As adults, we tend to overanalyze things, and often the questions children have are not the same questions as we anticipate them having. Answer their questions as simply as possible. Make sure they understand proper hygiene and the role it plays in the transmission of the coronavirus. Reassure them that adults are taking precautions to keep them safe.  

Look for these signs in your children. Are they more withdrawn than normal?  Have they lost interest in their normal activities? Are they still keeping in touch with friends? Do they seem sad most of the time?  

If you notice any reason for concern, do not hesitate to contact a mental health provider.  

School systems in Alabama will soon be giving parents an option whether to do school virtually or return to traditional schoolhouse learning.

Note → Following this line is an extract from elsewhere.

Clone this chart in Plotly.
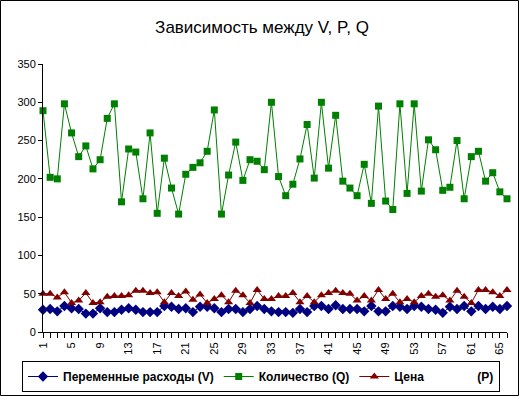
import plotly.graph_objects as go

periods = list(range(1, 67))

variable_costs_v = [29, 30, 27, 34, 31, 30, 24, 24, 31, 26, 26, 29, 31, 29, 26, 26, 26, 34, 33, 30,
                    31, 26, 33, 33, 31, 26, 30, 30, 26, 30, 34, 30, 27, 26, 26, 25, 30, 26, 34, 34,
                    30, 35, 30, 30, 30, 27, 34, 27, 27, 34, 33, 30, 34, 33, 30, 29, 25, 33, 30, 34,
                    27, 34, 30, 33, 30, 34]

quantity_q = [289, 202, 200, 298, 260, 229, 243, 213, 225, 279, 298, 170, 239, 235, 174, 260, 155, 227, 188, 154,
              206, 215, 221, 236, 290, 154, 205, 248, 198, 225, 223, 212, 300, 203, 178, 193, 226, 271, 201, 300,
              214, 283, 197, 188, 178, 219, 168, 295, 171, 160, 298, 181, 298, 184, 251, 238, 185, 189, 250, 174,
              229, 236, 197, 208, 183, 174]

price_p = [50, 50, 45, 52, 38, 41, 51, 38, 39, 46, 47, 47, 48, 54, 54, 51, 52, 39, 51, 47,
           53, 42, 49, 38, 43, 48, 39, 54, 48, 38, 55, 43, 43, 47, 47, 51, 39, 47, 39, 48,
           51, 54, 51, 50, 41, 47, 41, 55, 43, 50, 39, 43, 39, 47, 50, 46, 48, 41, 54, 46,
           38, 55, 55, 52, 47, 55]

series_names = ["Переменные расходы (V)", "Количество (Q)", "Цена                (P)"]
x_tick_labels = [str(p) if (p - 1) % 4 == 0 else "" for p in periods]

W, H = 520, 397
L, R, T, B = 43, 13, 64, 65
pw, ph = W - L - R, H - T - B

def px_x(v):
    return (v - L) / pw

def px_y(v):
    return (H - B - v) / ph

fig = go.Figure()
fig.add_trace(go.Scatter(x=periods, y=variable_costs_v, name=series_names[0], mode="lines+markers",
                         line=dict(color="#000080", width=1),
                         marker=dict(symbol="diamond", size=8, color="#000080"), cliponaxis=False))
fig.add_trace(go.Scatter(x=periods, y=quantity_q, name=series_names[1], mode="lines+markers",
                         line=dict(color="#008000", width=1),
                         marker=dict(symbol="square", size=7, color="#008000"), cliponaxis=False))
fig.add_trace(go.Scatter(x=periods, y=price_p, name=series_names[2], mode="lines+markers",
                         line=dict(color="#800000", width=1),
                         marker=dict(symbol="triangle-up", size=8, color="#800000"), cliponaxis=False))

fig.update_layout(
    width=W, height=H,
    margin=dict(l=L, r=R, t=T, b=B, pad=0, autoexpand=False),
    paper_bgcolor="white", plot_bgcolor="white",
    font=dict(family="Arial, Liberation Sans, sans-serif", size=11, color="black"),
    title=dict(text="Зависимость между V, P, Q", x=262 / W, xanchor="center",
               y=1 - 27 / H, yanchor="middle", yref="container", xref="container",
               font=dict(size=17, color="black")),
    showlegend=True,
    legend=dict(orientation="h", x=px_x(22), xanchor="left", y=px_y(361), yanchor="top",
                bordercolor="black", borderwidth=1, bgcolor="white",
                font=dict(size=12, color="black", family="Arial, Liberation Sans, sans-serif",
                          weight="bold"),
                itemwidth=30, tracegroupgap=0),
    xaxis=dict(range=[1, 66], tickmode="array", tickvals=periods, ticktext=x_tick_labels,
               tickangle=-90, ticks="outside", ticklen=5, tickcolor="black", showgrid=False,
               showline=True, linecolor="black", linewidth=1, zeroline=False, automargin=False,
               tickfont=dict(size=11)),
    yaxis=dict(range=[0, 350], dtick=50, ticks="outside", ticklen=4, tickcolor="black",
               showgrid=False, showline=True, linecolor="black", linewidth=1, zeroline=False,
               automargin=False, tickfont=dict(size=11)),
    shapes=[dict(type="rect", xref="paper", yref="paper",
                 x0=px_x(0.5), x1=px_x(518.5), y0=px_y(395.5), y1=px_y(0.5),
                 line=dict(color="black", width=1), fillcolor="rgba(0,0,0,0)", layer="above")],
)

fig.write_html("out.html", config={"displayModeBar": False},
               post_script="document.body.style.margin='0px';document.body.style.overflow='hidden';")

When making this decision there are lots of factors to consider.  

Does your child have a pre-existing medical condition that places him/her at high risk if they contract COVID-19? Do you have adequate supervision for them if you and your household members work outside the home? How did they perform academically during the quarantine period? Do you have reliable internet access and devices to complete assignments on? Is a member of your household in a high-risk area?  

Regardless of what you decide, the decision is a personal one and should be made in the best interest of your child. Don’t feel guilty or let anyone make you feel bad about what you decide.    

If you choose a traditional educational route for your child, you should be prepared in the event of another shutdown. Make sure that you have access to the internet and obtain a reliable device if your school does not provide one for you.  

While there are many emergency mental health hotlines, if you or someone you care about is having thoughts of suicide, call 911 for immediate help.

Some of the reputable 24-hour mental health hotlines that can provide you with support, education, and resources include:

  • Mental Health America Hotline: Text MHA to 741741. Mental Health America is a nationwide organization that provides assistance through this text line. You will be linked to someone who can guide you through a crisis or just provide information.

  • National Suicide Prevention Lifeline: 1-800-273-8255. Crisis intervention and free emotional support are available, which is helpful when you need confidential assistance during a time of emotional distress for you or a loved one. The helpline is open 24/7, and a live online chat is available as well.

  • Crisis Text Line: Text CONNECT to 741741. Specialized crisis counselors are just a text message away on this free, confidential 24-hour support line. To further protect your privacy, these messages do not appear on a phone bill. The text line also provides services and support if you are upset, scared, hurt, frustrated or distressed.

Amy Smith is a counselor at Pell City High School and a former counselor in the Talladega City school system.